BEGIN
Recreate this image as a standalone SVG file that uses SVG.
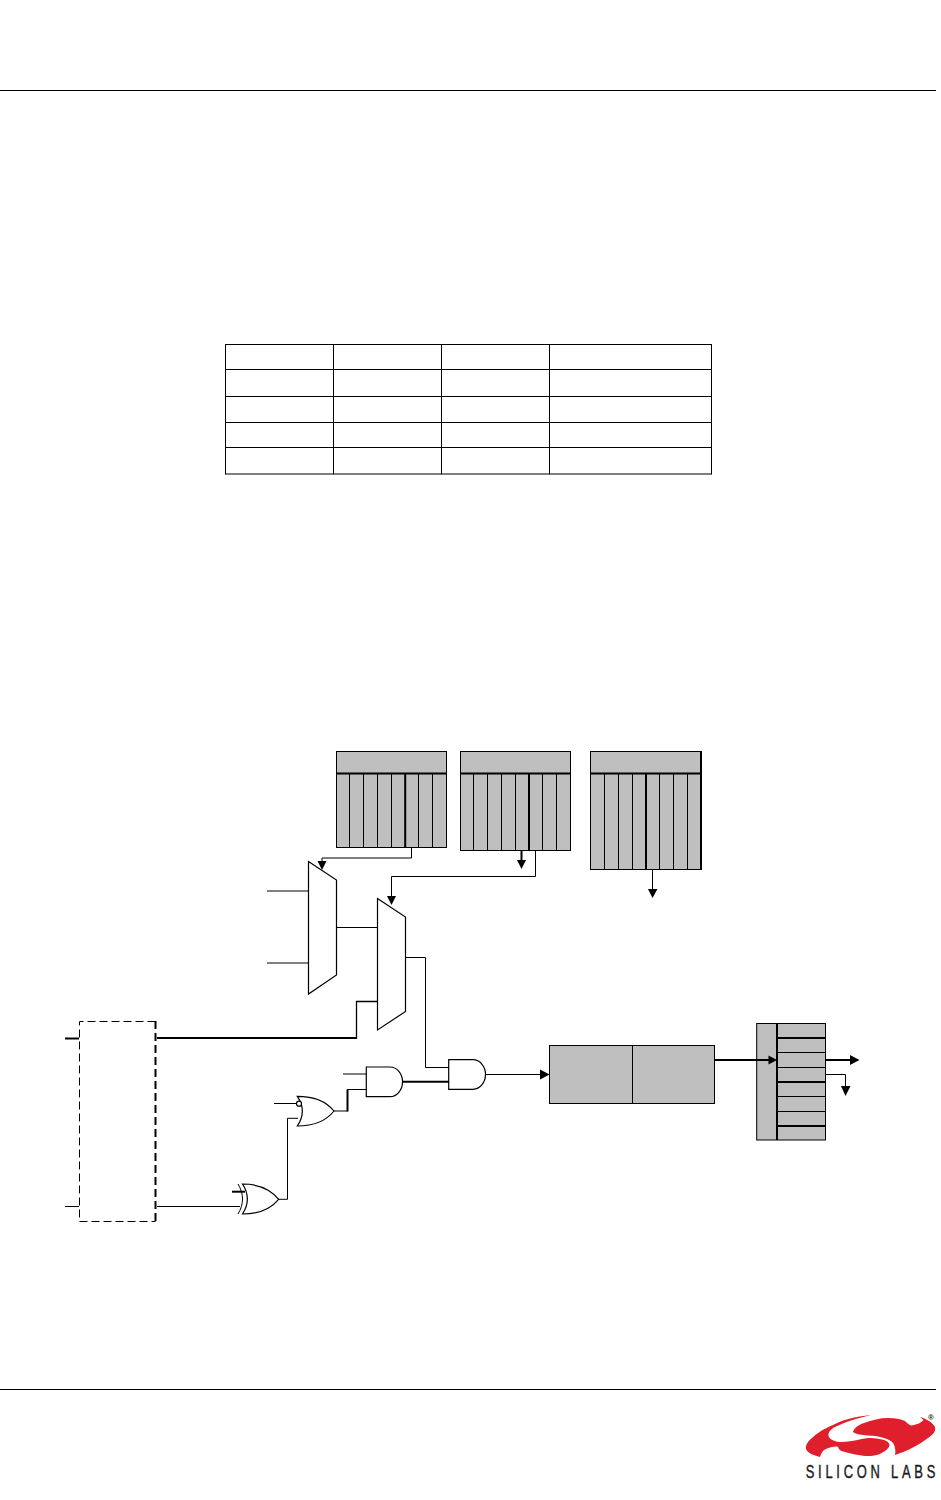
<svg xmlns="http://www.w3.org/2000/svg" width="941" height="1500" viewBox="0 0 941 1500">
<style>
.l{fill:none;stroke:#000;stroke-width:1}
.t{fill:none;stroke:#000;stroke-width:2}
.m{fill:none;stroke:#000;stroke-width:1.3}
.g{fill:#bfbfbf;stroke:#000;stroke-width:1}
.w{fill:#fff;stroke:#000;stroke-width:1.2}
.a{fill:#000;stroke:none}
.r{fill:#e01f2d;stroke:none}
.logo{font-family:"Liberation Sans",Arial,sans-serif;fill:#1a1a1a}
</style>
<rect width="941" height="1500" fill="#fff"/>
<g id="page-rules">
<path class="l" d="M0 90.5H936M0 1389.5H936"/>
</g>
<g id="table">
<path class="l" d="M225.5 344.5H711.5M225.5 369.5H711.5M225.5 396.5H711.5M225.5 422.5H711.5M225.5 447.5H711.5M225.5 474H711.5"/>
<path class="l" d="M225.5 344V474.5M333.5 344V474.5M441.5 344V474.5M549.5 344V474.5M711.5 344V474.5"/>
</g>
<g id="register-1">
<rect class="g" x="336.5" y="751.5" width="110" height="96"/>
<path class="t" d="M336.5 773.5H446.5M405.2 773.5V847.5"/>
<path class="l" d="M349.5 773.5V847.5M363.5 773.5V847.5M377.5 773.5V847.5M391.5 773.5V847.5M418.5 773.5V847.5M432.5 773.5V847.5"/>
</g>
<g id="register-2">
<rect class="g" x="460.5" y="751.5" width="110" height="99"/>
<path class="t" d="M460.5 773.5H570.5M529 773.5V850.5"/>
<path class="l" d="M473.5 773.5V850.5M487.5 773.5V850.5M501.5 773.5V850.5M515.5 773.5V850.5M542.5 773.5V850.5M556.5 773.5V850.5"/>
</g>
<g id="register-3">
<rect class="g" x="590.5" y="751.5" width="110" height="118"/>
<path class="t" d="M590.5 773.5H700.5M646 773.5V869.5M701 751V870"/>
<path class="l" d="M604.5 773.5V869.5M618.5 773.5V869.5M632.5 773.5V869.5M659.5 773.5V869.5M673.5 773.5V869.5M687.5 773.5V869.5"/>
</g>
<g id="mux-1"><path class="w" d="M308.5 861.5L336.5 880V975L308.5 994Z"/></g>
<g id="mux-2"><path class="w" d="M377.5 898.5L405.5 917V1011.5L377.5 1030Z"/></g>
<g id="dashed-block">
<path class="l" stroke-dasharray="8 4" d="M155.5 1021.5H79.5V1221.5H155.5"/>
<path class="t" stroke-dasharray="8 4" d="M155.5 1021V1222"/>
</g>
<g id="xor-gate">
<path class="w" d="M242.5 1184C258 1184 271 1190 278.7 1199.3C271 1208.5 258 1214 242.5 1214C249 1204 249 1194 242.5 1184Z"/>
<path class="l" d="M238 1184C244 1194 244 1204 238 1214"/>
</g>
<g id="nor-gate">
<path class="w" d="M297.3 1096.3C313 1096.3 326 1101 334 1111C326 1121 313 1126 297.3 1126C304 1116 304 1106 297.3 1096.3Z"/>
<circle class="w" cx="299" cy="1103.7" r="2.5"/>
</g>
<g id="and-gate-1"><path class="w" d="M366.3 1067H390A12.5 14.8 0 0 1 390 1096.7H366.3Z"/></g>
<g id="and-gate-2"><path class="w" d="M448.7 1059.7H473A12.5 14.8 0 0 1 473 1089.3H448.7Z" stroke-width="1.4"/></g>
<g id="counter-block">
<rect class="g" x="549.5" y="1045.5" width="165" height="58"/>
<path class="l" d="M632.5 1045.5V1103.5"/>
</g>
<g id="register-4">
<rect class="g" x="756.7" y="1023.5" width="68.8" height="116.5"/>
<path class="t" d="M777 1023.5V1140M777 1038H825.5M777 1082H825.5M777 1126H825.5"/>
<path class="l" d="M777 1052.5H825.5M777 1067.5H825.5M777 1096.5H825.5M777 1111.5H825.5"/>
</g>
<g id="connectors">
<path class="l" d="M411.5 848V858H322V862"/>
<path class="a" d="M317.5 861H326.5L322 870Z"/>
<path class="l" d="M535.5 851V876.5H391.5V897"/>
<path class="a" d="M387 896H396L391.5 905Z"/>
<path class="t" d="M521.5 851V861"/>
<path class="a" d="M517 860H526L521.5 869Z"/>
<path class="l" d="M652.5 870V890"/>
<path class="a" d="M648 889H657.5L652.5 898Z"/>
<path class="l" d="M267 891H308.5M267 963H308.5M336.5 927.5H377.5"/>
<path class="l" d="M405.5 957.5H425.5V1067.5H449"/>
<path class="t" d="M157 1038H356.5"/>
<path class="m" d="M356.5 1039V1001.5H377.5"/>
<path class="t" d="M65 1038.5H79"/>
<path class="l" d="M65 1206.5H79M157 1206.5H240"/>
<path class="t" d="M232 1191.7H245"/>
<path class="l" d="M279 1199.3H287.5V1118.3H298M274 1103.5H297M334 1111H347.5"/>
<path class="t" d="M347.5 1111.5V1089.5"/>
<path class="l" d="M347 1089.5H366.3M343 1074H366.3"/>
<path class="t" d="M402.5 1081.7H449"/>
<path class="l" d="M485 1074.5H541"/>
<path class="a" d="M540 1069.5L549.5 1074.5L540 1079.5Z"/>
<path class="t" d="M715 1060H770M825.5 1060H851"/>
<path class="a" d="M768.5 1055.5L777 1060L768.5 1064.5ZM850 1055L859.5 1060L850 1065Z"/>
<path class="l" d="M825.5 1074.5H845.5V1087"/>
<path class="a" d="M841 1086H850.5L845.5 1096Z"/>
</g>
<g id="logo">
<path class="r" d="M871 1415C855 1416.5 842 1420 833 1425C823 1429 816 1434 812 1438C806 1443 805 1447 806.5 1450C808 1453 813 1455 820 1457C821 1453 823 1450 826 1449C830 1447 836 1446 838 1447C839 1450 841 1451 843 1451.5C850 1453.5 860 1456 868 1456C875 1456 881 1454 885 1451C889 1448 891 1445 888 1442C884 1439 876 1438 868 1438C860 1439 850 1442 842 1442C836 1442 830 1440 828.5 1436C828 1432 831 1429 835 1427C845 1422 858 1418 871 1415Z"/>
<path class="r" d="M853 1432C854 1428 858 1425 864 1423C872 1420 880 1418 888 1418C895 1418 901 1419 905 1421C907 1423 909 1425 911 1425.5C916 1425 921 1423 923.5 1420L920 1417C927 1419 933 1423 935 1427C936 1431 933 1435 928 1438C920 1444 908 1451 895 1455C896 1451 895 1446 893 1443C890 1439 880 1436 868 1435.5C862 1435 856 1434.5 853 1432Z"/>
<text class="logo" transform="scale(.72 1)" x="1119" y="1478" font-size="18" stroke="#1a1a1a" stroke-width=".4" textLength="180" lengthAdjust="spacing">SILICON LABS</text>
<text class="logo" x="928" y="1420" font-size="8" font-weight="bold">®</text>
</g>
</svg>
END
The request -> Return each line from the material above exactly, but not the pictures.

The answer ->
Recreate this image as a standalone SVG file that uses SVG.
<svg xmlns="http://www.w3.org/2000/svg" width="941" height="1500" viewBox="0 0 941 1500">
<style>
.l{fill:none;stroke:#000;stroke-width:1}
.t{fill:none;stroke:#000;stroke-width:2}
.m{fill:none;stroke:#000;stroke-width:1.3}
.g{fill:#bfbfbf;stroke:#000;stroke-width:1}
.w{fill:#fff;stroke:#000;stroke-width:1.2}
.a{fill:#000;stroke:none}
.r{fill:#e01f2d;stroke:none}
.logo{font-family:"Liberation Sans",Arial,sans-serif;fill:#1a1a1a}
</style>
<rect width="941" height="1500" fill="#fff"/>
<g id="page-rules">
<path class="l" d="M0 90.5H936M0 1389.5H936"/>
</g>
<g id="table">
<path class="l" d="M225.5 344.5H711.5M225.5 369.5H711.5M225.5 396.5H711.5M225.5 422.5H711.5M225.5 447.5H711.5M225.5 474H711.5"/>
<path class="l" d="M225.5 344V474.5M333.5 344V474.5M441.5 344V474.5M549.5 344V474.5M711.5 344V474.5"/>
</g>
<g id="register-1">
<rect class="g" x="336.5" y="751.5" width="110" height="96"/>
<path class="t" d="M336.5 773.5H446.5M405.2 773.5V847.5"/>
<path class="l" d="M349.5 773.5V847.5M363.5 773.5V847.5M377.5 773.5V847.5M391.5 773.5V847.5M418.5 773.5V847.5M432.5 773.5V847.5"/>
</g>
<g id="register-2">
<rect class="g" x="460.5" y="751.5" width="110" height="99"/>
<path class="t" d="M460.5 773.5H570.5M529 773.5V850.5"/>
<path class="l" d="M473.5 773.5V850.5M487.5 773.5V850.5M501.5 773.5V850.5M515.5 773.5V850.5M542.5 773.5V850.5M556.5 773.5V850.5"/>
</g>
<g id="register-3">
<rect class="g" x="590.5" y="751.5" width="110" height="118"/>
<path class="t" d="M590.5 773.5H700.5M646 773.5V869.5M701 751V870"/>
<path class="l" d="M604.5 773.5V869.5M618.5 773.5V869.5M632.5 773.5V869.5M659.5 773.5V869.5M673.5 773.5V869.5M687.5 773.5V869.5"/>
</g>
<g id="mux-1"><path class="w" d="M308.5 861.5L336.5 880V975L308.5 994Z"/></g>
<g id="mux-2"><path class="w" d="M377.5 898.5L405.5 917V1011.5L377.5 1030Z"/></g>
<g id="dashed-block">
<path class="l" stroke-dasharray="8 4" d="M155.5 1021.5H79.5V1221.5H155.5"/>
<path class="t" stroke-dasharray="8 4" d="M155.5 1021V1222"/>
</g>
<g id="xor-gate">
<path class="w" d="M242.5 1184C258 1184 271 1190 278.7 1199.3C271 1208.5 258 1214 242.5 1214C249 1204 249 1194 242.5 1184Z"/>
<path class="l" d="M238 1184C244 1194 244 1204 238 1214"/>
</g>
<g id="nor-gate">
<path class="w" d="M297.3 1096.3C313 1096.3 326 1101 334 1111C326 1121 313 1126 297.3 1126C304 1116 304 1106 297.3 1096.3Z"/>
<circle class="w" cx="299" cy="1103.7" r="2.5"/>
</g>
<g id="and-gate-1"><path class="w" d="M366.3 1067H390A12.5 14.8 0 0 1 390 1096.7H366.3Z"/></g>
<g id="and-gate-2"><path class="w" d="M448.7 1059.7H473A12.5 14.8 0 0 1 473 1089.3H448.7Z" stroke-width="1.4"/></g>
<g id="counter-block">
<rect class="g" x="549.5" y="1045.5" width="165" height="58"/>
<path class="l" d="M632.5 1045.5V1103.5"/>
</g>
<g id="register-4">
<rect class="g" x="756.7" y="1023.5" width="68.8" height="116.5"/>
<path class="t" d="M777 1023.5V1140M777 1038H825.5M777 1082H825.5M777 1126H825.5"/>
<path class="l" d="M777 1052.5H825.5M777 1067.5H825.5M777 1096.5H825.5M777 1111.5H825.5"/>
</g>
<g id="connectors">
<path class="l" d="M411.5 848V858H322V862"/>
<path class="a" d="M317.5 861H326.5L322 870Z"/>
<path class="l" d="M535.5 851V876.5H391.5V897"/>
<path class="a" d="M387 896H396L391.5 905Z"/>
<path class="t" d="M521.5 851V861"/>
<path class="a" d="M517 860H526L521.5 869Z"/>
<path class="l" d="M652.5 870V890"/>
<path class="a" d="M648 889H657.5L652.5 898Z"/>
<path class="l" d="M267 891H308.5M267 963H308.5M336.5 927.5H377.5"/>
<path class="l" d="M405.5 957.5H425.5V1067.5H449"/>
<path class="t" d="M157 1038H356.5"/>
<path class="m" d="M356.5 1039V1001.5H377.5"/>
<path class="t" d="M65 1038.5H79"/>
<path class="l" d="M65 1206.5H79M157 1206.5H240"/>
<path class="t" d="M232 1191.7H245"/>
<path class="l" d="M279 1199.3H287.5V1118.3H298M274 1103.5H297M334 1111H347.5"/>
<path class="t" d="M347.5 1111.5V1089.5"/>
<path class="l" d="M347 1089.5H366.3M343 1074H366.3"/>
<path class="t" d="M402.5 1081.7H449"/>
<path class="l" d="M485 1074.5H541"/>
<path class="a" d="M540 1069.5L549.5 1074.5L540 1079.5Z"/>
<path class="t" d="M715 1060H770M825.5 1060H851"/>
<path class="a" d="M768.5 1055.5L777 1060L768.5 1064.5ZM850 1055L859.5 1060L850 1065Z"/>
<path class="l" d="M825.5 1074.5H845.5V1087"/>
<path class="a" d="M841 1086H850.5L845.5 1096Z"/>
</g>
<g id="logo">
<path class="r" d="M871 1415C855 1416.5 842 1420 833 1425C823 1429 816 1434 812 1438C806 1443 805 1447 806.5 1450C808 1453 813 1455 820 1457C821 1453 823 1450 826 1449C830 1447 836 1446 838 1447C839 1450 841 1451 843 1451.5C850 1453.5 860 1456 868 1456C875 1456 881 1454 885 1451C889 1448 891 1445 888 1442C884 1439 876 1438 868 1438C860 1439 850 1442 842 1442C836 1442 830 1440 828.5 1436C828 1432 831 1429 835 1427C845 1422 858 1418 871 1415Z"/>
<path class="r" d="M853 1432C854 1428 858 1425 864 1423C872 1420 880 1418 888 1418C895 1418 901 1419 905 1421C907 1423 909 1425 911 1425.5C916 1425 921 1423 923.5 1420L920 1417C927 1419 933 1423 935 1427C936 1431 933 1435 928 1438C920 1444 908 1451 895 1455C896 1451 895 1446 893 1443C890 1439 880 1436 868 1435.5C862 1435 856 1434.5 853 1432Z"/>
<text class="logo" transform="scale(.72 1)" x="1119" y="1478" font-size="18" stroke="#1a1a1a" stroke-width=".4" textLength="180" lengthAdjust="spacing">SILICON LABS</text>
<text class="logo" x="928" y="1420" font-size="8" font-weight="bold">®</text>
</g>
</svg>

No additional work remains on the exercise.